>> BEGIN
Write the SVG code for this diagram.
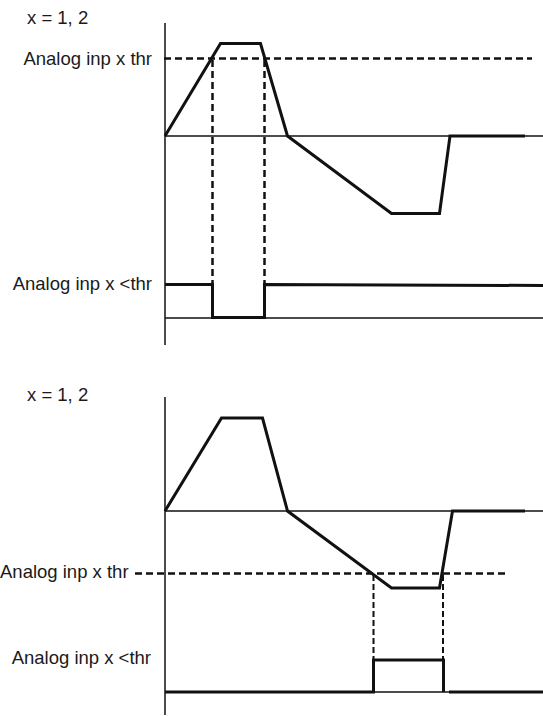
<svg xmlns="http://www.w3.org/2000/svg" width="543" height="716" viewBox="0 0 543 716">
<style>
text{font-family:"Liberation Sans",Arial,sans-serif;font-size:18.5px;fill:#1a1a1a}
.ax{stroke:#111;stroke-width:1.5;fill:none}
.sig{stroke:#111;stroke-width:3;fill:none;stroke-linejoin:miter}
.dh{stroke:#111;stroke-width:2.6;stroke-dasharray:7 4;fill:none}
.dv{stroke:#111;stroke-width:2.5;stroke-dasharray:7 4;fill:none}
.dv2{stroke:#111;stroke-width:2;stroke-dasharray:6 3;fill:none}
</style>
<rect width="543" height="716" fill="#fff"/>
<g id="top-chart">
<text x="27" y="24">x = 1, 2</text>
<text x="152" y="65" text-anchor="end">Analog inp x thr</text>
<text x="152" y="290" text-anchor="end">Analog inp x &lt;thr</text>
<line class="ax" x1="165" y1="23" x2="165" y2="345"/>
<line class="ax" x1="165" y1="136" x2="543" y2="136"/>
<line class="ax" x1="165" y1="318" x2="543" y2="318"/>
<line class="dh" x1="164" y1="58.5" x2="532" y2="58.5"/>
<line class="dv" x1="212.5" y1="60" x2="212.5" y2="284"/>
<line class="dv" x1="264.5" y1="60" x2="264.5" y2="284"/>
<polyline class="sig" points="165,136 220.5,43.5 260.5,43.5 287.5,136 391.5,213.5 439.5,213.5 450,136 525,136"/>
<polyline class="sig" points="165,284.5 212.5,284.5 212.5,317.5 264.5,317.5 264.5,284.5 543,285.5"/>
</g>
<g id="bottom-chart">
<text x="27" y="401">x = 1, 2</text>
<text x="0" y="578">Analog inp x thr</text>
<text x="151" y="664" text-anchor="end">Analog inp x &lt;thr</text>
<line class="ax" x1="165" y1="397" x2="165" y2="715"/>
<line class="ax" x1="165" y1="511" x2="543" y2="511"/>
<line class="ax" x1="373" y1="692" x2="449" y2="692"/>
<line class="dh" x1="135" y1="573.5" x2="506" y2="573.5"/>
<line class="dv2" x1="373.5" y1="575" x2="373.5" y2="660"/>
<line class="dv2" x1="443" y1="575" x2="443" y2="660"/>
<polyline class="sig" points="165,511 221.5,418 262.5,418 287.5,511 391.5,588 439.5,588 452.5,511 525,511"/>
<polyline class="sig" points="165,692 373.5,692 373.5,660 443.5,660 443.5,692"/>
<line class="sig" x1="449" y1="692" x2="543" y2="692"/>
</g>
</svg>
>> END
Go through the data above and transcribe it in full, omitting any image.

Write the SVG code for this diagram.
<svg xmlns="http://www.w3.org/2000/svg" width="543" height="716" viewBox="0 0 543 716">
<style>
text{font-family:"Liberation Sans",Arial,sans-serif;font-size:18.5px;fill:#1a1a1a}
.ax{stroke:#111;stroke-width:1.5;fill:none}
.sig{stroke:#111;stroke-width:3;fill:none;stroke-linejoin:miter}
.dh{stroke:#111;stroke-width:2.6;stroke-dasharray:7 4;fill:none}
.dv{stroke:#111;stroke-width:2.5;stroke-dasharray:7 4;fill:none}
.dv2{stroke:#111;stroke-width:2;stroke-dasharray:6 3;fill:none}
</style>
<rect width="543" height="716" fill="#fff"/>
<g id="top-chart">
<text x="27" y="24">x = 1, 2</text>
<text x="152" y="65" text-anchor="end">Analog inp x thr</text>
<text x="152" y="290" text-anchor="end">Analog inp x &lt;thr</text>
<line class="ax" x1="165" y1="23" x2="165" y2="345"/>
<line class="ax" x1="165" y1="136" x2="543" y2="136"/>
<line class="ax" x1="165" y1="318" x2="543" y2="318"/>
<line class="dh" x1="164" y1="58.5" x2="532" y2="58.5"/>
<line class="dv" x1="212.5" y1="60" x2="212.5" y2="284"/>
<line class="dv" x1="264.5" y1="60" x2="264.5" y2="284"/>
<polyline class="sig" points="165,136 220.5,43.5 260.5,43.5 287.5,136 391.5,213.5 439.5,213.5 450,136 525,136"/>
<polyline class="sig" points="165,284.5 212.5,284.5 212.5,317.5 264.5,317.5 264.5,284.5 543,285.5"/>
</g>
<g id="bottom-chart">
<text x="27" y="401">x = 1, 2</text>
<text x="0" y="578">Analog inp x thr</text>
<text x="151" y="664" text-anchor="end">Analog inp x &lt;thr</text>
<line class="ax" x1="165" y1="397" x2="165" y2="715"/>
<line class="ax" x1="165" y1="511" x2="543" y2="511"/>
<line class="ax" x1="373" y1="692" x2="449" y2="692"/>
<line class="dh" x1="135" y1="573.5" x2="506" y2="573.5"/>
<line class="dv2" x1="373.5" y1="575" x2="373.5" y2="660"/>
<line class="dv2" x1="443" y1="575" x2="443" y2="660"/>
<polyline class="sig" points="165,511 221.5,418 262.5,418 287.5,511 391.5,588 439.5,588 452.5,511 525,511"/>
<polyline class="sig" points="165,692 373.5,692 373.5,660 443.5,660 443.5,692"/>
<line class="sig" x1="449" y1="692" x2="543" y2="692"/>
</g>
</svg>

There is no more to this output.